Kamasutra des grenouilles, Tomi Ungerer, Musée Tomi Ungerer – Centre international de l’illustration, 2020
Seize pages, grand format, papier épais, sans couverture, reliure cousue de fil rouge, bandeau titre imprimé en rouge. Seize pages couvertes de grenouillades érotiques, œuvre de Tomi Ungerer (1931-2019). Strasbourgeois de naissance, l’artiste dont la famille compte des bouchers, des pasteurs et des fabricants d’horloges astronomiques, a légué ses 14 000 dessins au musée qui a pris son nom. Et ce dernier réédite ce kamasutra des grenouilles, réjouissant d’audace (mais c’est le moins qu’on puisse attendre de ce genre d’inventaire) et de drôlerie.
Tomi Ungerer, dont je lisais à mes enfants, petits, Jean de la lune ou Les trois brigands, albums publiés par L’École des loisirs, s’est donc diversement illustré. Ce bestiaire érotique explore des positions, seul ou à plusieurs, avec d’autres animaux (crapaud, escargot), impliquant des végétaux (principalement les joncs), mais propose aussi un large spectre d’idées-situations nécessitant des objets (ancre marine, baguettes chinoises, fourchette, bouteille de champagne, escarpin à talon haut, théière, horloge à poids ou encore anneaux de gymnastique). Bref, on l’aura compris, le kamasutra ungererien n’est pas à la portée de toutes les bourses et plus généralement de tous les corps.
Certains ne s’en étonneront pas. Quoi de plus normal en effet ? Entre humains et batraciens, les élasticités de peau et de muscle diffèrent. Les souplesses articulaires sont sans rapport. Notre temps est souvent compté, quand la grenouille réputée pour ses mœurs amoureuses (je cite la présentation de l’éditeur), n’a finalement pas grand-chose d’autre à faire. Ainsi richement dotée, elle peut bien déployer toute son inventivité. L’érotisme de la grenouille défie donc régulièrement les lois de la physique.

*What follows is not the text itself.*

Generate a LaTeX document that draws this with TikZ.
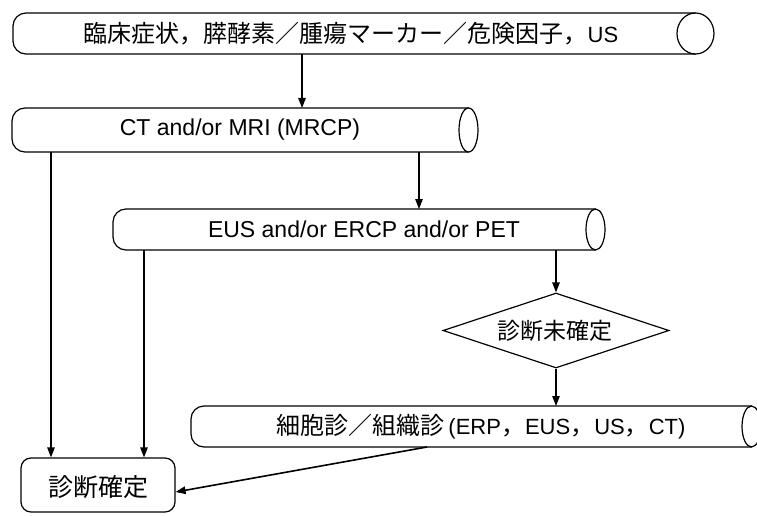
\documentclass[tikz,border=0pt]{standalone}
\usepackage{fontspec}
\setmainfont{Liberation Sans}
\newfontfamily\jp{Noto Sans CJK JP}
\usetikzlibrary{shapes.geometric,arrows.meta}
\newcommand\jpsz{\fontsize{24pt}{28pt}\selectfont\jp}
\newcommand\lasz{\fontsize{22pt}{26pt}\selectfont\rmfamily}
% outline of a pipe: node name, right ellipse x radius, half height
\newcommand\pipeout[3]{%
  \draw[ln, rounded corners=13pt] ([xshift=-#2pt]#1.north east) -- (#1.north west) -- (#1.south west) -- ([xshift=-#2pt]#1.south east);
  \draw[ln] ([xshift=-#2pt]#1.east) ellipse[x radius=#2pt, y radius=#3pt];
}
\tikzset{
  ln/.style={line width=1.2pt, draw=black},
  body/.style={rectangle, draw=none, inner sep=0pt, outer sep=0pt},
  arr/.style={line width=1.2pt, -{Triangle[length=10pt,width=7.5pt]}},
  lab/.style={inner sep=0pt, outer sep=0pt, text=black},
}
\begin{document}
\begin{tikzpicture}[x=1pt,y=-1pt]
\useasboundingbox (0,0) rectangle (757,516);
\clip (0,0) rectangle (757,516);
\fill[white] (0,0) rectangle (757,516);

% bodies
\node[body, minimum width=701pt, minimum height=41pt] (b1) at (363.5,33.5) {};
\node[body, minimum width=466pt, minimum height=44pt] (b2) at (245,130) {};
\node[body, minimum width=492pt, minimum height=41pt] (b3) at (359,229.5) {};
\node[body, minimum width=570pt, minimum height=41pt] (b4) at (476,426.5) {};
\node[rectangle, rounded corners=10pt, ln, inner sep=0pt, minimum width=154pt, minimum height=54pt] (b5) at (98,485) {};
\node[diamond, ln, inner sep=0pt, aspect=3, minimum width=226pt, minimum height=75pt] (d) at (556,330.5) {};

\pipeout{b1}{18.5}{20.5}
\pipeout{b2}{9.5}{22}
\pipeout{b3}{9.5}{20.5}
\pipeout{b4}{9.5}{20.5}

% texts
\node[lab] (t1) at (351,33.5) {\jpsz 臨床症状，膵酵素／腫瘍マーカー／危険因子，{\lasz US}};
\node[lab] (t2) at (240,130) {\fontsize{23pt}{27pt}\selectfont CT and/or MRI (MRCP)};
\node[lab] (t3) at (364,229.5) {\fontsize{23pt}{27pt}\selectfont EUS and/or ERCP and/or PET};
\node[lab] (t4) at (481,426.5) {\jpsz 細胞診／組織診\hspace{4pt}{\lasz (ERP}，{\lasz EUS}，{\lasz US}，{\lasz CT)}};
\node[lab] (t5) at (555,330.5) {\fontsize{23pt}{27pt}\selectfont\jp 診断未確定};
\node[lab] (t6) at (98,487) {\fontsize{25pt}{29pt}\selectfont\jp 診断確定};

% helper columns
\coordinate (c51) at (51,0);
\coordinate (c144) at (144,0);
\coordinate (c302) at (302,0);
\coordinate (c419) at (419,0);
\coordinate (c427) at (427,0);
\coordinate (r492) at (0,492);

% connectors
\draw[arr] (b1.south -| c302) -- (b2.north -| c302);
\draw[arr] (b2.south -| c419) -- (b3.north -| c419);
\draw[arr] (b2.south -| c51) -- (b5.north -| c51);
\draw[arr] (b3.south -| c144) -- (b5.north -| c144);
\draw[arr] (b3.south -| d.north) -- (d.north);
\draw[arr] (d.south) -- (b4.north -| d.south);
\draw[arr, line width=1.6pt] (b4.south -| c427) -- (b5.east |- r492);
\end{tikzpicture}
\end{document}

Cet érotisme est aussi très rigolard. Dans chaque dessin, l’animal présente une bouche béante de voracité lubrique (je cite Tomi Ungerer), très largement fendue par l’amusement, et les yeux racontent toute l’ingéniosité de l’action. Les batraciens enveloppés d’une peau aussi lisse qu’une émeraude (je cite encore Tomi) manifestent entre eux une coopération débridée, un souci réjoui du détail et de la synchronisation (sans doute l’héritage horloger de l’illustrateur), et se gondolent à pleins poumons.

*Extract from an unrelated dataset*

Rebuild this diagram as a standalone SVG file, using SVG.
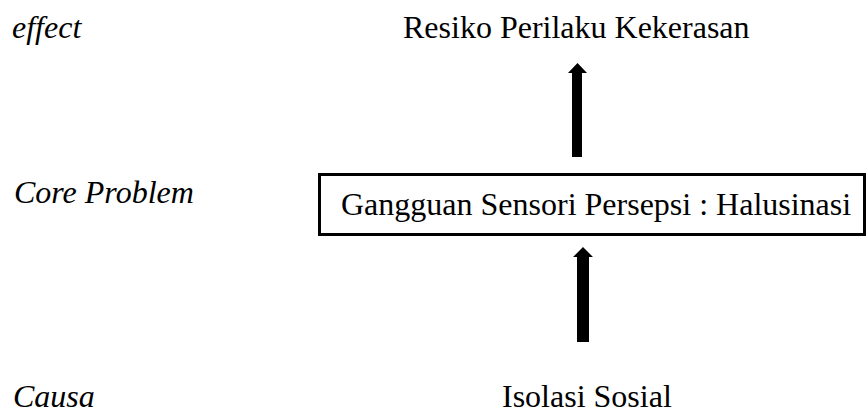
<svg xmlns="http://www.w3.org/2000/svg" width="868" height="414" viewBox="0 0 868 414">
  <style>
    text { font-family: "Liberation Serif", "Times New Roman", serif; font-size: 32px; fill: #000; }
    .it { font-style: italic; }
    .box { fill: #fff; stroke: #000; stroke-width: 3; }
    .arrow { fill: #000; }
  </style>
  <rect width="868" height="414" fill="#fff"/>

  <!-- level labels -->
  <g id="level-labels">
    <text class="it" x="12" y="38">effect</text>
    <text class="it" x="14" y="203">Core Problem</text>
    <text class="it" x="13" y="407">Causa</text>
  </g>

  <g id="node-effect">
    <text x="403" y="38">Resiko Perilaku Kekerasan</text>
  </g>

  <g id="node-core">
    <rect class="box" x="319.5" y="174.5" width="545" height="60"/>
    <text x="341" y="215">Gangguan Sensori Persepsi : Halusinasi</text>
  </g>

  <g id="node-cause">
    <text x="502" y="407">Isolasi Sosial</text>
  </g>

  <!-- block arrows pointing upward -->
  <g id="connectors">
    <polygon class="arrow" points="572,157 572,73 568,73 577.5,63 587,73 582,73 582,157"/>
    <polygon class="arrow" points="577,342 577,257 573,257 583,247 593,257 589,257 589,342"/>
  </g>
</svg>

Certains s’étonneront du grand écart de cet illustrateur qui avec un même élan, a dessiné des livres pour enfants et des albums érotiques ou satyriques. Mais Tomi était sans frontière et son désir se nommait subversion. Ses dessins racontent des êtres engagés mais à part. Regrettant une production éditoriale pour la jeunesse douceâtre, l’artiste aimait dire qu’il fallait traumatiser les enfants pour qu’ils puissent vivre leur propre identité et ne se rangent pas tout droits dans des bataillons. Il racontait qu’avoir perdu son père à 3 ans, dans une Alsace allemande, avait été une chance. Il racontait qu’il avait alors appris des comptines nazies et qu’il s’en souvenait encore. Pour expliquer le don de son œuvre au musée de Strasbourg, il disait que le mieux pour se débarrasser de son passé, était de le donner. Et titillé par des observateurs sur son insistance à représenter sans retenue l’érotisme (oui, oui…), il répondait que l’orgasme était une lucarne ouverte sur l’éternité et puis, lâchait qu’avoir vécu longtemps aux États-Unis, lui avait donné envie de se moquer d’un prêt-à-vivre dont savaient bien se garder les grenouilles aux cuisses longilignes et aux fesses de nymphettes.
Il pleut, il mouille c’est la fête à la grenouille.